その方が余計命の愛おしさを実感するのだ。
 
 往生要集ぐらいは、もっと普通に読まれても良いだろう。
そして、病院でのこのケアでよいと思う。
 翌日、この病院での撮影したものをロールプリントアウトをして、この写真の流れを見ながら改めて涙が止めどもなく流れた。
姪の痛みを思う。
 
 昼間は、小さな棺のなかには姪の一番好きだったぬいぐるみだけと、周りにわずかな花だけであったのが、通夜には、棺の中に、白い靴、キャンデー、ガラガラ、そして沢山の花束が。
火葬場に行くころにはおしゃぶりも加わった。
 火葬場で最後にほっぺたを指でさわったらまだプリンとしていた。
 ちゃんと戒名もついた。
これは、儀式的なものなのだが、康太君の生に一つの形を与えた。そして我々もそれで気持を治める。

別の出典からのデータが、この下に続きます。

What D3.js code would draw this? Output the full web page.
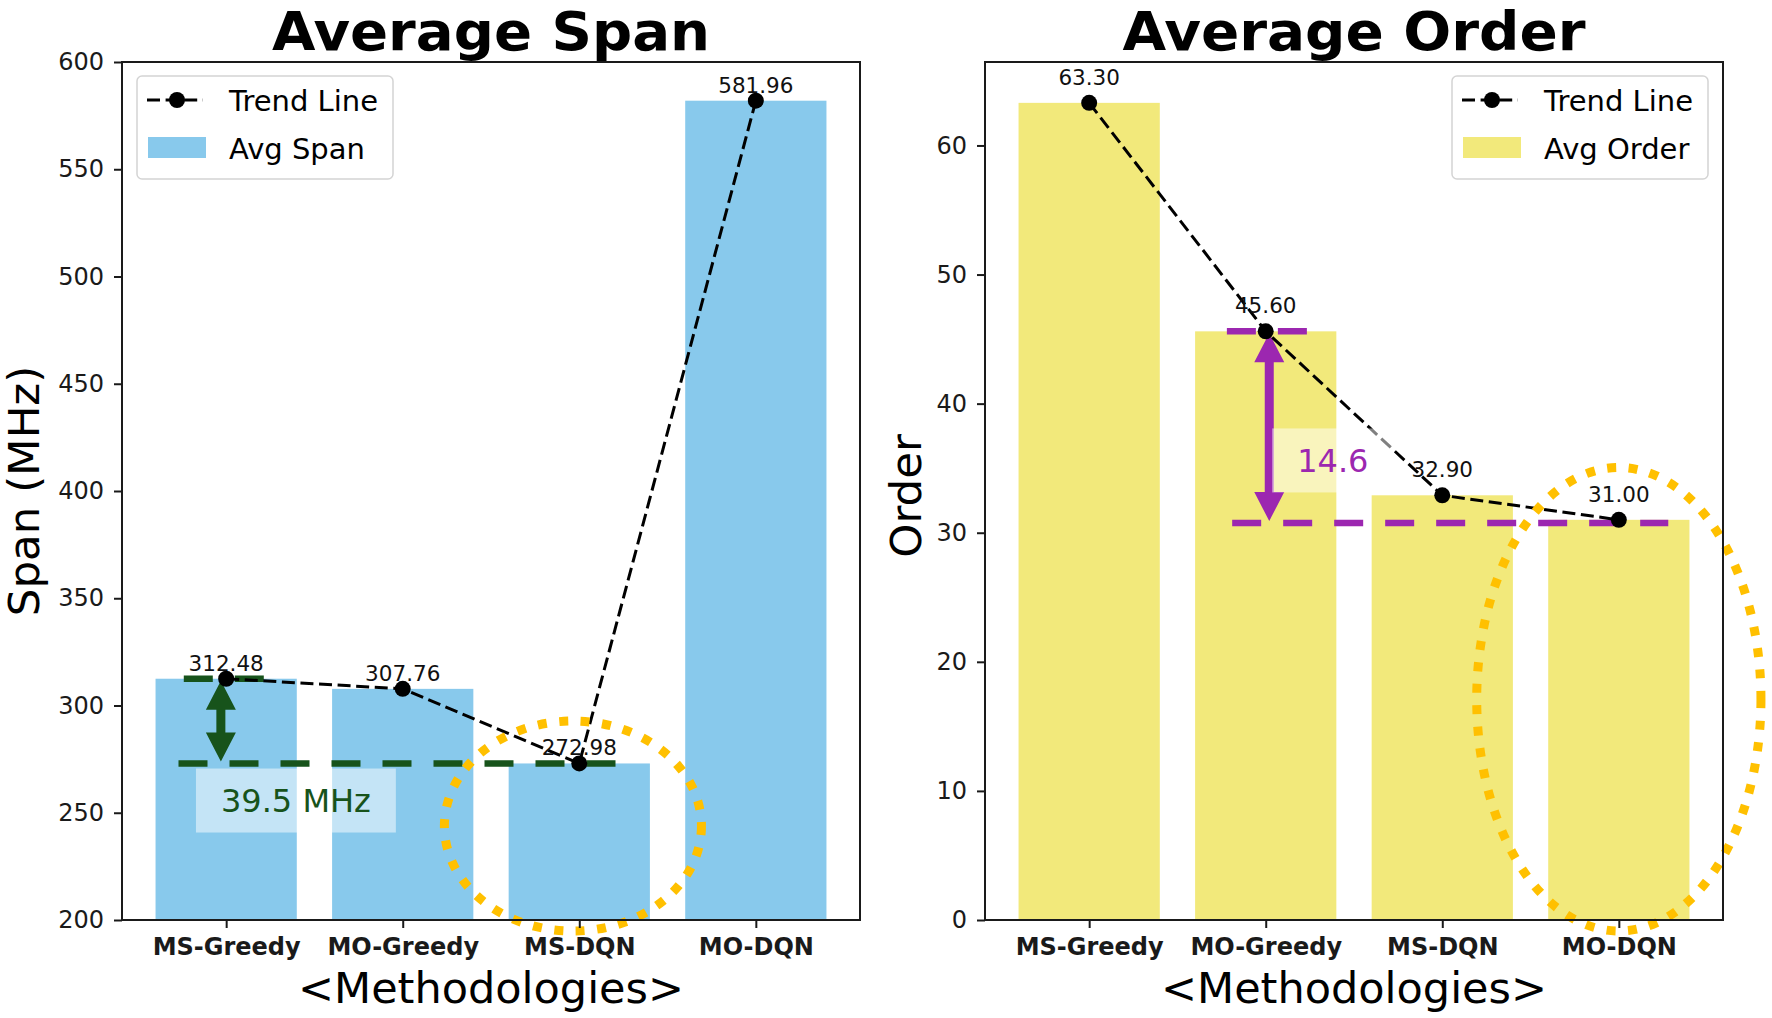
<!DOCTYPE html>
<html>
<head>
<meta charset="utf-8">
<script src="https://cdn.jsdelivr.net/npm/d3@7"></script>
<style>
body { margin: 0; background: #fff; }
svg { display: block; font-family: "DejaVu Sans", sans-serif; }
</style>
</head>
<body>
<div id="chart-area"></div>
<script>

// ---- data ----
var methods = ["MS-Greedy", "MO-Greedy", "MS-DQN", "MO-DQN"];
var spanValues = [312.48, 307.76, 272.98, 581.96];
var orderValues = [63.30, 45.60, 32.90, 31.00];
var spanTicks = [200, 250, 300, 350, 400, 450, 500, 550, 600];
var orderTicks = [0, 10, 20, 30, 40, 50, 60];

// annotation values (data units)
var spanGapLevels = [312.48, 272.98];
var spanGapText = "39.5 MHz";
var orderGapLevels = [45.60, 30.75];
var orderGapText = "14.6";

var total_width = 1772, total_height = 1018;

var svg = d3.select('#chart-area').append('svg')
            .attr("width", total_width)
            .attr("height", total_height);

svg.append("rect").attr("width", total_width).attr("height", total_height).attr("fill", "#fff");

var top_y = 62, bottom_y = 920;

var panels = [
  {
    left: 122, right: 860,
    domain: [200, 600], ticks: spanTicks, values: spanValues,
    title: "Average Span", titleLen: 438, ylabel: "Span (MHz)", ylabelX: 39, ylabelY: 491,
    barColor: "#88c9ec", legendName: "Avg Span", legendSide: "left",
    labelOffset: 8,
    gap: spanGapLevels, gapText: spanGapText, gapColor: "#17531b",
    topLine: [-0.24, 0.26], bottomLine: [-0.27, 2.22], arrowX: -0.03,
    box: {x: 0.395, y: 255.7},
    ellipse: {x: 1.964, y: 243.8, rx: 0.728, ry: 48.95}
  },
  {
    left: 985, right: 1723,
    domain: [0, 66.465], ticks: orderTicks, values: orderValues,
    title: "Average Order", titleLen: 463, ylabel: "Order", ylabelX: 921, ylabelY: 496,
    barColor: "#f2e97b", legendName: "Avg Order", legendSide: "right",
    labelOffset: 18,
    gap: orderGapLevels, gapText: orderGapText, gapColor: "#9c27b0",
    topLine: [0.78, 1.24], bottomLine: [0.81, 3.28], arrowX: 1.02,
    box: {x: 1.38, y: 35.6},
    ellipse: {x: 3.0, y: 17.1, rx: 0.805, ry: 17.95}
  }
];

panels.forEach(function(p) {

  var x = d3.scaleLinear().domain([-0.59, 3.59]).range([p.left, p.right]);
  var y = d3.scaleLinear().domain(p.domain).range([bottom_y, top_y]);
  var mid = (p.left + p.right) / 2;

  var g = svg.append('g');

  // bars
  g.selectAll('.bar').data(p.values).enter().append('rect')
   .attr("x", (d, i) => x(i - 0.4))
   .attr("width", x(0.4) - x(-0.4))
   .attr("y", d => y(d))
   .attr("height", d => y(p.domain[0]) - y(d))
   .attr("fill", p.barColor);

  // gap guide lines
  var lines = [[p.gap[0], p.topLine], [p.gap[1], p.bottomLine]];
  lines.forEach(function(l) {
    g.append('line')
     .attr("x1", x(l[1][0])).attr("x2", x(l[1][1]))
     .attr("y1", y(l[0])).attr("y2", y(l[0]))
     .attr("stroke", p.gapColor).attr("stroke-width", 6.5)
     .attr("stroke-dasharray", "29 22");
  });

  // double arrow
  var ax = x(p.arrowX), yt = y(p.gap[0]) + 2, yb = y(p.gap[1]) - 2;
  var hl = 29, hw = 15, sw = 4.5;
  g.append('path')
   .attr("d", "M" + ax + "," + yt +
              "L" + (ax + hw) + "," + (yt + hl) + "L" + (ax + sw) + "," + (yt + hl) +
              "L" + (ax + sw) + "," + (yb - hl) + "L" + (ax + hw) + "," + (yb - hl) +
              "L" + ax + "," + yb +
              "L" + (ax - hw) + "," + (yb - hl) + "L" + (ax - sw) + "," + (yb - hl) +
              "L" + (ax - sw) + "," + (yt + hl) + "L" + (ax - hw) + "," + (yt + hl) + "Z")
   .attr("fill", p.gapColor);

  // trend line
  var lineFunction = d3.line()
      .x((d, i) => x(i))
      .y(d => y(d));

  g.append('path').datum(p.values)
   .attr("d", lineFunction)
   .attr("fill", "none").attr("stroke", "#000")
   .attr("stroke-width", 3).attr("stroke-dasharray", "13 5.6");

  g.selectAll('.pt').data(p.values).enter().append('circle')
   .attr("cx", (d, i) => x(i)).attr("cy", d => y(d)).attr("r", 8)
   .attr("fill", "#000");

  // gap text box
  var bx = x(p.box.x), by = y(p.box.y);
  var boxG = g.append('g');
  var boxRect = boxG.append('rect').attr("fill", "#fff").attr("opacity", 0.5);
  var boxText = boxG.append('text')
   .attr("x", bx).attr("y", by + 11.5)
   .attr("text-anchor", "middle")
   .attr("font-size", "32px")
   .attr("fill", p.gapColor)
   .text(p.gapText);
  var tw = boxText.node().getComputedTextLength();
  boxRect.attr("x", bx - tw / 2 - 25).attr("width", tw + 50)
         .attr("y", by - 32).attr("height", 64);

  // dotted ellipse
  g.append('ellipse')
   .attr("cx", x(p.ellipse.x)).attr("cy", y(p.ellipse.y))
   .attr("rx", x(p.ellipse.rx) - x(0)).attr("ry", y(p.domain[0]) - y(p.domain[0] + p.ellipse.ry))
   .attr("fill", "none").attr("stroke", "#ffc000")
   .attr("stroke-width", 9).attr("stroke-dasharray", "9 12.5");

  // value labels
  g.selectAll('.val').data(p.values).enter().append('text')
   .attr("x", (d, i) => x(i)).attr("y", d => y(d) - p.labelOffset)
   .attr("text-anchor", "middle").attr("font-size", "21.5px")
   .attr("fill", "#111")
   .text(d => d.toFixed(2));

  // axes
  var yAxis = d3.axisLeft(y).tickValues(p.ticks).tickSize(8).tickPadding(10);
  var yG = g.append('g').attr("transform", "translate(" + p.left + ",0)").call(yAxis);
  var xAxis = d3.axisBottom(x).tickValues([0, 1, 2, 3]).tickFormat(i => methods[i])
                .tickSize(8).tickPadding(10);
  var xG = g.append('g').attr("transform", "translate(0," + bottom_y + ")").call(xAxis);
  [yG, xG].forEach(function(a) {
    a.select('.domain').remove();
    a.selectAll('line').attr("stroke", "#1a1a1a").attr("stroke-width", 2);
    a.selectAll('text').attr("fill", "#1a1a1a").attr("font-family", "DejaVu Sans");
  });
  yG.selectAll('text').attr("font-size", "24px");
  xG.selectAll('text').attr("font-size", "24px").attr("font-weight", "bold");

  g.append('rect')
   .attr("x", p.left).attr("y", top_y)
   .attr("width", p.right - p.left).attr("height", bottom_y - top_y)
   .attr("fill", "none").attr("stroke", "#1a1a1a").attr("stroke-width", 2);

  // titles and axis labels
  g.append('text').attr("x", mid).attr("y", 50)
   .attr("text-anchor", "middle").attr("font-size", "54px").attr("font-weight", "bold")
   .attr("textLength", p.titleLen).attr("lengthAdjust", "spacingAndGlyphs")
   .text(p.title);

  g.append('text').attr("x", mid).attr("y", 1003)
   .attr("text-anchor", "middle").attr("font-size", "43px")
   .text("<Methodologies>");

  g.append('text')
   .attr("transform", "translate(" + p.ylabelX + "," + p.ylabelY + ") rotate(-90)")
   .attr("text-anchor", "middle").attr("font-size", "43.5px")
   .text(p.ylabel);

  // legend
  var lw = 256, lh = 103;
  var lx = p.legendSide == 'left' ? p.left + 15 : p.right - 15 - lw;
  var ly = 76;
  var leg = g.append('g').attr("transform", "translate(" + lx + "," + ly + ")");
  leg.append('rect').attr("width", lw).attr("height", lh).attr("rx", 5)
     .attr("fill", "#fff").attr("fill-opacity", 0.8)
     .attr("stroke", "#d4d4d4").attr("stroke-width", 1.5);
  leg.append('line').attr("x1", 10).attr("x2", 66).attr("y1", 24).attr("y2", 24)
     .attr("stroke", "#000").attr("stroke-width", 3).attr("stroke-dasharray", "13 5.6");
  leg.append('circle').attr("cx", 40).attr("cy", 24).attr("r", 8).attr("fill", "#000");
  leg.append('rect').attr("x", 11).attr("y", 61).attr("width", 58).attr("height", 21)
     .attr("fill", p.barColor);
  leg.append('text').attr("x", 92).attr("y", 35).attr("font-size", "29px").text("Trend Line");
  leg.append('text').attr("x", 92).attr("y", 83).attr("font-size", "29px").text(p.legendName);
});

</script>
</body>
</html>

 康太君のこの世に思い出として残したものは、少々の髪の毛と、今にも崩れそうな遺骨。
 何故に康太君はこんなに早く逝ってしまったのか。彼は、モンディウス言うところの「一来果」なのだろう。もう地上に戻らなくてもいい人なのかもしれない。
 康太君は、もちろんかって生まれ死んでいった人から生まれた。
彼の生まれてきた背景を考えるとそういうことになる。
彼は、病院で生まれ病院で逝った。
それも私の父が死んだ同じ病院で。
改めて、病院の空間性と場所そして、その背後の連続性を思う。
 地上は思い出ならずや。
 愛は惜しみなく奪う。
 2002年10月2日は、私にとって当分は忘れることは出来ないだろうし、もしかしたらひとつのターニングポイントになるかもしれない。
それは、正確には10月3日午前0時30分頃だ。